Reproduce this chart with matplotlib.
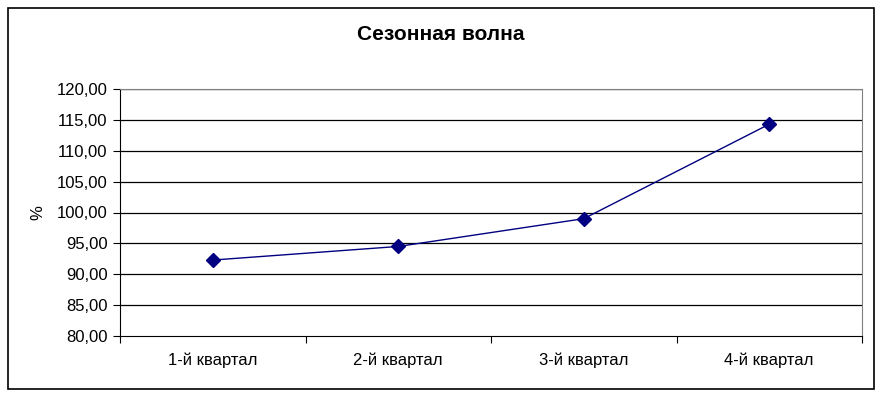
import matplotlib.pyplot as plt
from matplotlib.patches import Rectangle

plt.rcParams['font.family'] = ['Liberation Sans', 'DejaVu Sans']

quarters = ['1-й квартал', '2-й квартал', '3-й квартал', '4-й квартал']
values = [92.3, 94.5, 99.0, 114.3]
y_ticks = [80, 85, 90, 95, 100, 105, 110, 115, 120]

fig = plt.figure(figsize=(8.82, 3.97), dpi=100)
ax = fig.add_axes([120 / 882, 61 / 397, 742 / 882, 247 / 397])

# outer chart frame
fig.patches.append(Rectangle((8 / 882, 8 / 397), 866 / 882, 381 / 397,
                             transform=fig.transFigure, fill=False,
                             edgecolor='black', linewidth=1.2))

x = [i + 0.5 for i in range(len(quarters))]
ax.plot(x, values, color='#000080', linewidth=1, marker='D', markersize=7,
        markerfacecolor='#000080', markeredgecolor='#000080', zorder=3)

ax.set_xlim(0, 4)
ax.set_ylim(80, 120)
ax.set_yticks(y_ticks)
ax.set_yticklabels([f'{v:.2f}'.replace('.', ',') for v in y_ticks], fontsize=12)
for v in y_ticks[1:]:
    ax.axhline(v, color='black', linewidth=0.9, zorder=1)

ax.set_xticks(range(5))
ax.set_xticklabels([])
ax.set_xticks(x, minor=True)
ax.set_xticklabels(quarters, minor=True, fontsize=12)
ax.tick_params(axis='x', which='minor', length=0, pad=12)
ax.tick_params(axis='x', which='major', length=5, direction='out')
ax.tick_params(axis='y', length=5, direction='out', pad=4)

for side in ['top', 'right']:
    ax.spines[side].set_color('#808080')
ax.spines['left'].set_color('black')
ax.spines['bottom'].set_color('black')

ax.set_ylabel('%', fontsize=12, labelpad=8)
fig.text(0.5, 1 - 34 / 397, 'Сезонная волна', ha='center', va='center',
         fontsize=15, fontweight='bold')

fig.savefig('out.png', dpi=100)
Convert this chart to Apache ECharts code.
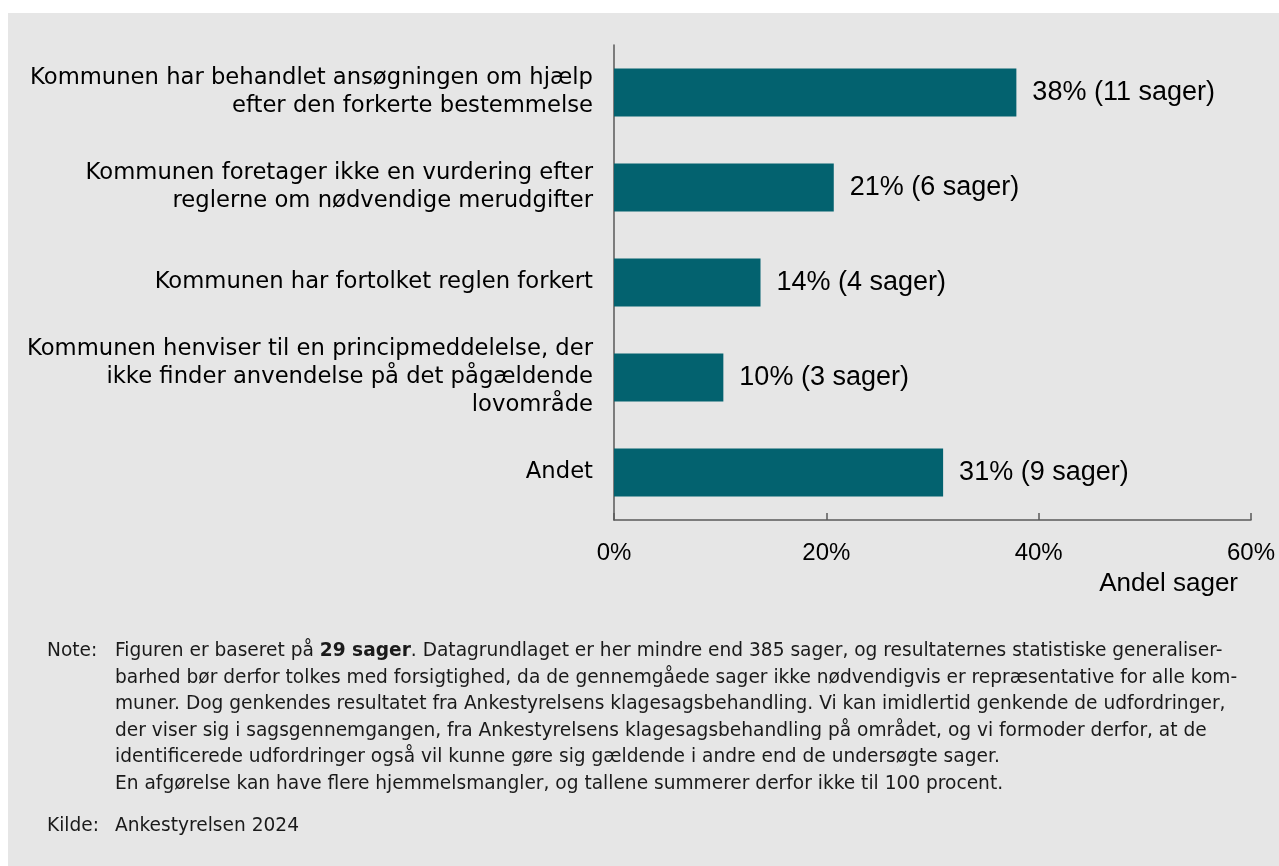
<!DOCTYPE html>
<html>
<head>
<meta charset="utf-8">
<script src="https://cdn.jsdelivr.net/npm/echarts@6/dist/echarts.min.js"></script>
<style>
  html, body { margin: 0; padding: 0; background: #fff; }
  #chart { width: 1279px; height: 866px; }
</style>
</head>
<body>
<div id="chart"></div>
<script>
// kategorier (ovenfra og ned)
var categories = [
    'Kommunen har behandlet ansøgningen om hjælp\nefter den forkerte bestemmelse',
    'Kommunen foretager ikke en vurdering efter\nreglerne om nødvendige merudgifter',
    'Kommunen har fortolket reglen forkert',
    'Kommunen henviser til en principmeddelelse, der\nikke finder anvendelse på det pågældende\nlovområde',
    'Andet'
];
// andel sager i procent
var shares = [37.9, 20.7, 13.8, 10.3, 31.0];
// antal sager
var cases = [11, 6, 4, 3, 9];
var xTicks = [0, 20, 40, 60];

var noteLines = [
    'barhed bør derfor tolkes med forsigtighed, da de gennemgåede sager ikke nødvendigvis er repræsentative for alle kom-',
    'muner. Dog genkendes resultatet fra Ankestyrelsens klagesagsbehandling. Vi kan imidlertid genkende de udfordringer,',
    'der viser sig i sagsgennemgangen, fra Ankestyrelsens klagesagsbehandling på området, og vi formoder derfor, at de',
    'identificerede udfordringer også vil kunne gøre sig gældende i andre end de undersøgte sager.',
    'En afgørelse kan have flere hjemmelsmangler, og tallene summerer derfor ikke til 100 procent.'
];

var noteFont = 'Verdana, "DejaVu Sans", sans-serif';
var labelFont = 'Verdana, "DejaVu Sans", sans-serif';
var chartFont = 'Arial, "Liberation Sans", sans-serif';
var noteSize = 18.6;
var noteColor = '#1a1a1a';

function noteText(x, y, text) {
    return {
        type: 'text', x: x, y: y,
        style: {
            text: text, fontSize: noteSize, fontFamily: noteFont, fill: noteColor,
            verticalAlign: 'middle'
        }
    };
}

var graphics = [
    {
        type: 'rect', z: -10, silent: true,
        shape: { x: 8, y: 13, width: 1271, height: 853 },
        style: { fill: '#e6e6e6' }
    },
    {
        type: 'text', x: 1238, y: 584,
        style: {
            text: 'Andel sager', fontSize: 26, fontFamily: chartFont, fill: '#000',
            align: 'right', verticalAlign: 'middle'
        }
    },
    noteText(47, 651, 'Note:'),
    {
        type: 'text', x: 115, y: 651,
        style: {
            text: '{n|Figuren er baseret på }{b|29 sager}{n|. Datagrundlaget er her mindre end 385 sager, og resultaternes statistiske generaliser-}',
            verticalAlign: 'middle',
            rich: {
                n: { fontSize: noteSize, fontFamily: noteFont, fill: noteColor },
                b: { fontSize: noteSize, fontFamily: noteFont, fill: noteColor, fontWeight: 'bold' }
            }
        }
    },
    noteText(47, 826, 'Kilde:'),
    noteText(115, 826, 'Ankestyrelsen 2024')
];
var noteYs = [678, 704, 731, 757, 784];
noteLines.forEach(function(line, i) {
    graphics.push(noteText(115, noteYs[i], line));
});

var myChart = echarts.init(document.getElementById('chart'));
myChart.setOption({
    animation: false,
    backgroundColor: '#fff',
    grid: { left: 614, right: 28, top: 45, bottom: 346, containLabel: false },
    xAxis: {
        type: 'value',
        min: xTicks[0],
        max: xTicks[xTicks.length - 1],
        interval: 20,
        splitLine: { show: false },
        axisLine: { show: true, lineStyle: { color: '#595959', width: 1.5 } },
        axisTick: { show: true, inside: true, length: 7, lineStyle: { color: '#595959', width: 1.5 } },
        axisLabel: {
            margin: 21, fontSize: 24, fontFamily: chartFont, color: '#000',
            formatter: '{value}%'
        }
    },
    yAxis: {
        type: 'category',
        inverse: true,
        data: categories,
        axisLine: { show: true, lineStyle: { color: '#595959', width: 1.5 } },
        axisTick: { show: false },
        axisLabel: {
            margin: 21, fontSize: 22.7, lineHeight: 28, fontFamily: labelFont,
            color: '#000', align: 'right'
        }
    },
    series: [{
        type: 'bar',
        data: shares,
        barWidth: 48,
        itemStyle: { color: '#03626f' },
        label: {
            show: true,
            position: 'right',
            distance: 16,
            fontSize: 27,
            fontFamily: chartFont,
            color: '#000',
            formatter: function(p) {
                return Math.round(p.value) + '% (' + cases[p.dataIndex] + ' sager)';
            }
        }
    }],
    graphic: graphics
});
</script>
</body>
</html>
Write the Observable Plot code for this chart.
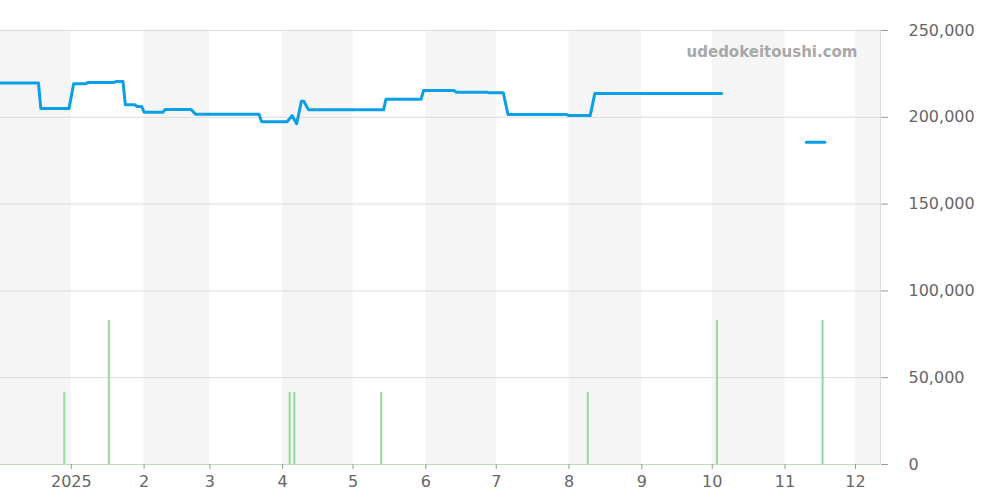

◇ ◇ ◇

## Prompt
Please quote exactly the run of lines that starts the entries and ends at the line containing "ax.axhline(v, color='black', linewidth=0.9, zorder=1)", leaving out every picture.

## Complete answer
Reproduce this chart with matplotlib.
import matplotlib.pyplot as plt
from matplotlib.patches import Rectangle

plt.rcParams['font.family'] = ['Liberation Sans', 'DejaVu Sans']

quarters = ['1-й квартал', '2-й квартал', '3-й квартал', '4-й квартал']
values = [92.3, 94.5, 99.0, 114.3]
y_ticks = [80, 85, 90, 95, 100, 105, 110, 115, 120]

fig = plt.figure(figsize=(8.82, 3.97), dpi=100)
ax = fig.add_axes([120 / 882, 61 / 397, 742 / 882, 247 / 397])

# outer chart frame
fig.patches.append(Rectangle((8 / 882, 8 / 397), 866 / 882, 381 / 397,
                             transform=fig.transFigure, fill=False,
                             edgecolor='black', linewidth=1.2))

x = [i + 0.5 for i in range(len(quarters))]
ax.plot(x, values, color='#000080', linewidth=1, marker='D', markersize=7,
        markerfacecolor='#000080', markeredgecolor='#000080', zorder=3)

ax.set_xlim(0, 4)
ax.set_ylim(80, 120)
ax.set_yticks(y_ticks)
ax.set_yticklabels([f'{v:.2f}'.replace('.', ',') for v in y_ticks], fontsize=12)
for v in y_ticks[1:]:
    ax.axhline(v, color='black', linewidth=0.9, zorder=1)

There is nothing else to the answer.